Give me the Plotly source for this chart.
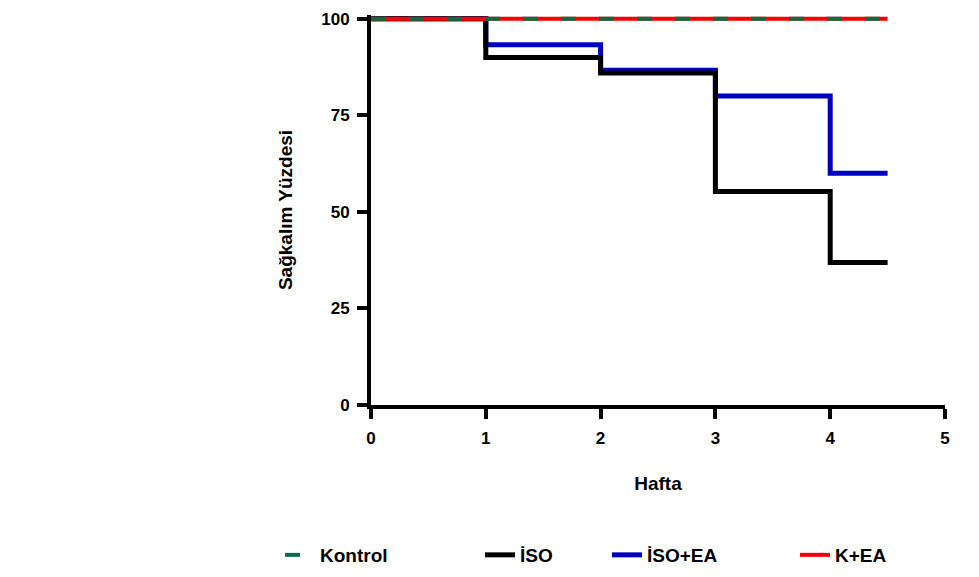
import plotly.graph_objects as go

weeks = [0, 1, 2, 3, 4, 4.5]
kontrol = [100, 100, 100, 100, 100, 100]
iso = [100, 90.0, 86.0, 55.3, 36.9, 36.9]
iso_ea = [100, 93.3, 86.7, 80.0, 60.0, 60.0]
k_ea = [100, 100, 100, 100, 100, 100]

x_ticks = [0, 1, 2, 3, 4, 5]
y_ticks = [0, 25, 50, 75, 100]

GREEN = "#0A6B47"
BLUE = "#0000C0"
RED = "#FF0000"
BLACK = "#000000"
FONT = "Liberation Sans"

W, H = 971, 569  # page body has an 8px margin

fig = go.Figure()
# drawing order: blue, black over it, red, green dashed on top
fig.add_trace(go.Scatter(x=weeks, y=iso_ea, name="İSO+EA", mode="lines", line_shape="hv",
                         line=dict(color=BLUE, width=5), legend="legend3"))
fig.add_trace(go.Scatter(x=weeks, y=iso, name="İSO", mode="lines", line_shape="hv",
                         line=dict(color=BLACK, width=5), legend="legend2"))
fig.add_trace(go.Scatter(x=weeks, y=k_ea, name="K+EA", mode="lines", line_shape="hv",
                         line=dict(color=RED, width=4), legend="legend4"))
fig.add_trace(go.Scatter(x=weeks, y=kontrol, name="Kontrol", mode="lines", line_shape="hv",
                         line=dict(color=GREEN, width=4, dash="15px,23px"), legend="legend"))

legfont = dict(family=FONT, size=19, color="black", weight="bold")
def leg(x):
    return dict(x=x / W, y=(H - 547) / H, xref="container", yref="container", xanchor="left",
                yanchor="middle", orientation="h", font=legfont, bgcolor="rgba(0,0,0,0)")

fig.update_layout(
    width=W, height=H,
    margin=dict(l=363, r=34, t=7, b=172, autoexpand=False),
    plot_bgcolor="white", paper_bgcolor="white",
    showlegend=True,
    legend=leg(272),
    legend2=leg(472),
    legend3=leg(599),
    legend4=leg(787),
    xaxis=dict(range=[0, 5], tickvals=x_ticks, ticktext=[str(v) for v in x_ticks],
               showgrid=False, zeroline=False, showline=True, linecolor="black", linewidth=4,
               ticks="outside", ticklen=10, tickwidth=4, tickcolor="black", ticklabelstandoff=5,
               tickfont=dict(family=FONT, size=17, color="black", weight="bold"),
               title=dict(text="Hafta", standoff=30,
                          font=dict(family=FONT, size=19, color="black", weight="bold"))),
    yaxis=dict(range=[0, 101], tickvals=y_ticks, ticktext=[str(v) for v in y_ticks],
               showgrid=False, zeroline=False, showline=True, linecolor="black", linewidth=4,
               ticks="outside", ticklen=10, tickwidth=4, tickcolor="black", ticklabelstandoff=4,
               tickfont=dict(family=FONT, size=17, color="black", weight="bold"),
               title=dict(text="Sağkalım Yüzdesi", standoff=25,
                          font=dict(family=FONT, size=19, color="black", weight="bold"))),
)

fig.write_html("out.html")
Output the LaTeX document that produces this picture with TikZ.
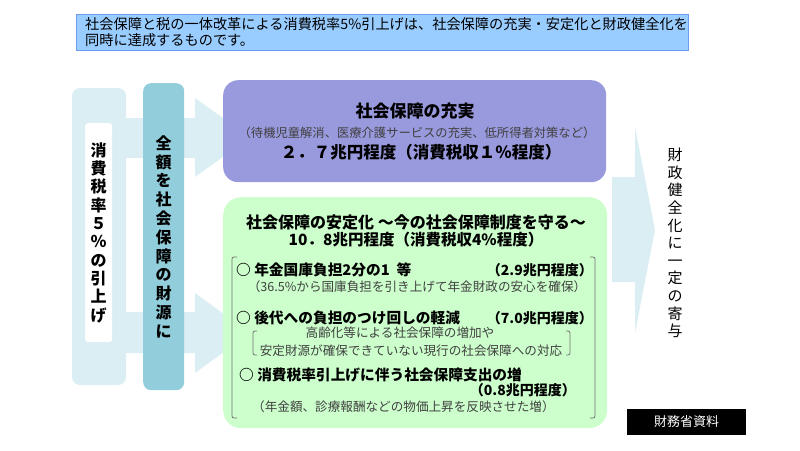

━━━━━━━━━━━━━━━━

Problem to work on — In the records above, find the line containing "W, H = 971, 569" and output every line from the first through that one, exactly, omitting pictures.

Final answer —
Give me the Plotly source for this chart.
import plotly.graph_objects as go

weeks = [0, 1, 2, 3, 4, 4.5]
kontrol = [100, 100, 100, 100, 100, 100]
iso = [100, 90.0, 86.0, 55.3, 36.9, 36.9]
iso_ea = [100, 93.3, 86.7, 80.0, 60.0, 60.0]
k_ea = [100, 100, 100, 100, 100, 100]

x_ticks = [0, 1, 2, 3, 4, 5]
y_ticks = [0, 25, 50, 75, 100]

GREEN = "#0A6B47"
BLUE = "#0000C0"
RED = "#FF0000"
BLACK = "#000000"
FONT = "Liberation Sans"

W, H = 971, 569  # page body has an 8px margin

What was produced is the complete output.